Out of the box this cannot be done, as the post counts on each term is singular, there is no breakdown by post type.
In order to do this, you will need to output the markup yourself, and query for the counts yourself.
This will be slow/heavy/expensive.
So first we start with the current term/taxonomy:
$category_object = get_queried_object();
$current_category_taxonomy = $category_object->taxonomy;
$current_category_term_id = $category_object->term_id;
$current_category_name = $category_object->name;
Then we grab all child terms that aren’t empty:
$children = get_terms(
[
'taxonomy' => $current_category_taxonomy,
'parent' => $category_object->term_id,
]
);
And loop over each term:
foreach ( $children as $child ) {
//
}
Now inside that loop we need to check how many posts are of your particular post type, lets say the changeme
post type:
$args = [
'post_type' => 'changeme',
$term->taxonomy => $child->term_id,
'posts_per_page' => 1,
];
$q = new WP_Query( $args );
if ( $q->have_posts() ) {
echo '<li>' . esc_html( $term->name ) . ' ( '. intval( $q->found_posts ) . ' ) </li>';
}
Notice we used the found_posts
parameter.
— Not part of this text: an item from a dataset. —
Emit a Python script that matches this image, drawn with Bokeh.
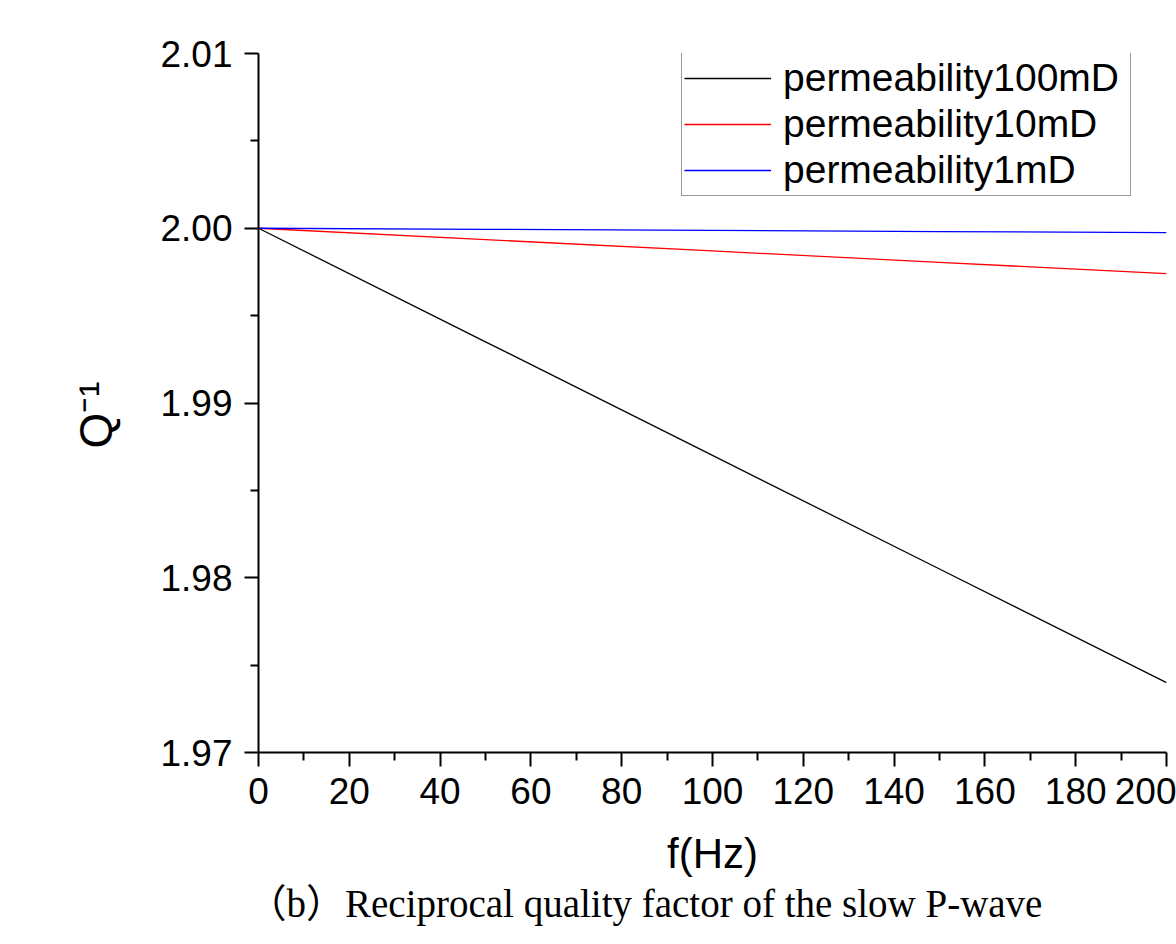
from bokeh.plotting import figure
from bokeh.models import Range1d, FixedTicker, PrintfTickFormatter, Legend, LegendItem, Title
from bokeh.embed import file_html
from bokeh.resources import INLINE

# ---- data ----
freq = [0, 50, 100, 150, 200]
q_100mD = [2.0000, 1.9935, 1.9870, 1.9805, 1.9740]
q_10mD = [2.00000, 1.99935, 1.99870, 1.99805, 1.99740]
q_1mD = [2.00000, 1.99994, 1.99988, 1.99981, 1.99975]
series_names = ["permeability100mD", "permeability10mD", "permeability1mD"]
series_colors = ["#000000", "#ff0000", "#0000ff"]
x_ticks = [0, 20, 40, 60, 80, 100, 120, 140, 160, 180, 200]
x_minor = [10, 30, 50, 70, 90, 110, 130, 150, 170, 190]
y_ticks = [1.97, 1.98, 1.99, 2.00, 2.01]
y_minor = [1.975, 1.985, 1.995, 2.005]
x_title = "f(Hz)"
y_title = "Q⁻¹"
caption = "（b）Reciprocal quality factor of the slow P-wave"

SANS = "Liberation Sans"

p = figure(width=1176, height=944,
           x_range=Range1d(0, 200), y_range=Range1d(1.97, 2.01),
           output_backend="svg", toolbar_location=None,
           min_border_left=258, min_border_right=10,
           min_border_top=53, min_border_bottom=192)
p.grid.visible = False
p.outline_line_color = None
p.background_fill_color = "white"
p.border_fill_color = "white"

p.xaxis.ticker = FixedTicker(ticks=x_ticks, minor_ticks=x_minor)
p.yaxis.ticker = FixedTicker(ticks=y_ticks, minor_ticks=y_minor)
p.yaxis.formatter = PrintfTickFormatter(format="%.2f")

for ax in (p.xaxis[0], p.yaxis[0]):
    ax.axis_line_width = 2
    ax.axis_line_color = "black"
    ax.major_tick_line_width = 2
    ax.minor_tick_line_width = 2
    ax.major_tick_line_color = "black"
    ax.minor_tick_line_color = "black"
    ax.major_tick_out = 14
    ax.major_tick_in = 0
    ax.minor_tick_out = 8
    ax.minor_tick_in = 0
    ax.major_label_text_font = SANS
    ax.major_label_text_font_size = "37px"
    ax.major_label_text_color = "black"

p.yaxis.major_label_standoff = 12
p.xaxis.major_label_standoff = 11

p.xaxis.axis_label = x_title
p.xaxis.axis_label_text_font = SANS
p.xaxis.axis_label_text_font_size = "42px"
p.xaxis.axis_label_text_font_style = "normal"
p.xaxis.axis_label_text_color = "black"
p.xaxis.axis_label_standoff = 23

renderers = []
for ys, c in zip([q_100mD, q_10mD, q_1mD], series_colors):
    r = p.line(freq, ys, line_color=c, line_width=1.3)
    renderers.append(r)

legend = Legend(items=[LegendItem(label=n, renderers=[r]) for n, r in zip(series_names, renderers)],
                location=(423, 556))
legend.label_text_font = SANS
legend.label_text_font_size = "39px"
legend.label_text_color = "black"
legend.glyph_width = 87
legend.glyph_height = 46
legend.label_height = 46
legend.label_width = 345
legend.label_standoff = 12
legend.spacing = 0
legend.padding = 2
legend.margin = 0
legend.border_line_color = "#333333"
legend.border_line_width = 1.5
legend.background_fill_color = "white"
legend.background_fill_alpha = 1.0
p.add_layout(legend)

# y-axis title, rotated, placed to the left of the axis
ytitle = Title(text=y_title, align="left", offset=304, standoff=71,
               text_font=SANS, text_font_size="46px", text_font_style="normal",
               text_color="black")
p.add_layout(ytitle, "left")

# caption below the chart
cap = Title(text=caption, align="left", offset=-11, standoff=0,
            text_font="Liberation Serif, Noto Sans CJK SC", text_font_size="39px",
            text_font_style="normal", text_color="black")
p.add_layout(cap, "below")

open("out.html", "w").write(file_html(p, INLINE))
At this point, it’s just a matter of wrapping the whole thing in a <ul>
tag, and expanding the markup to match what you want. You have the term object inside the loop to print out URLs etc with.
Don’t forget, this is expensive/slow/heavy, you will want to cache this, perhaps using a transient, or if you have an object cache or Elastic search present.
Or you could just register another taxonomy specific for this post type, and avoid all of this.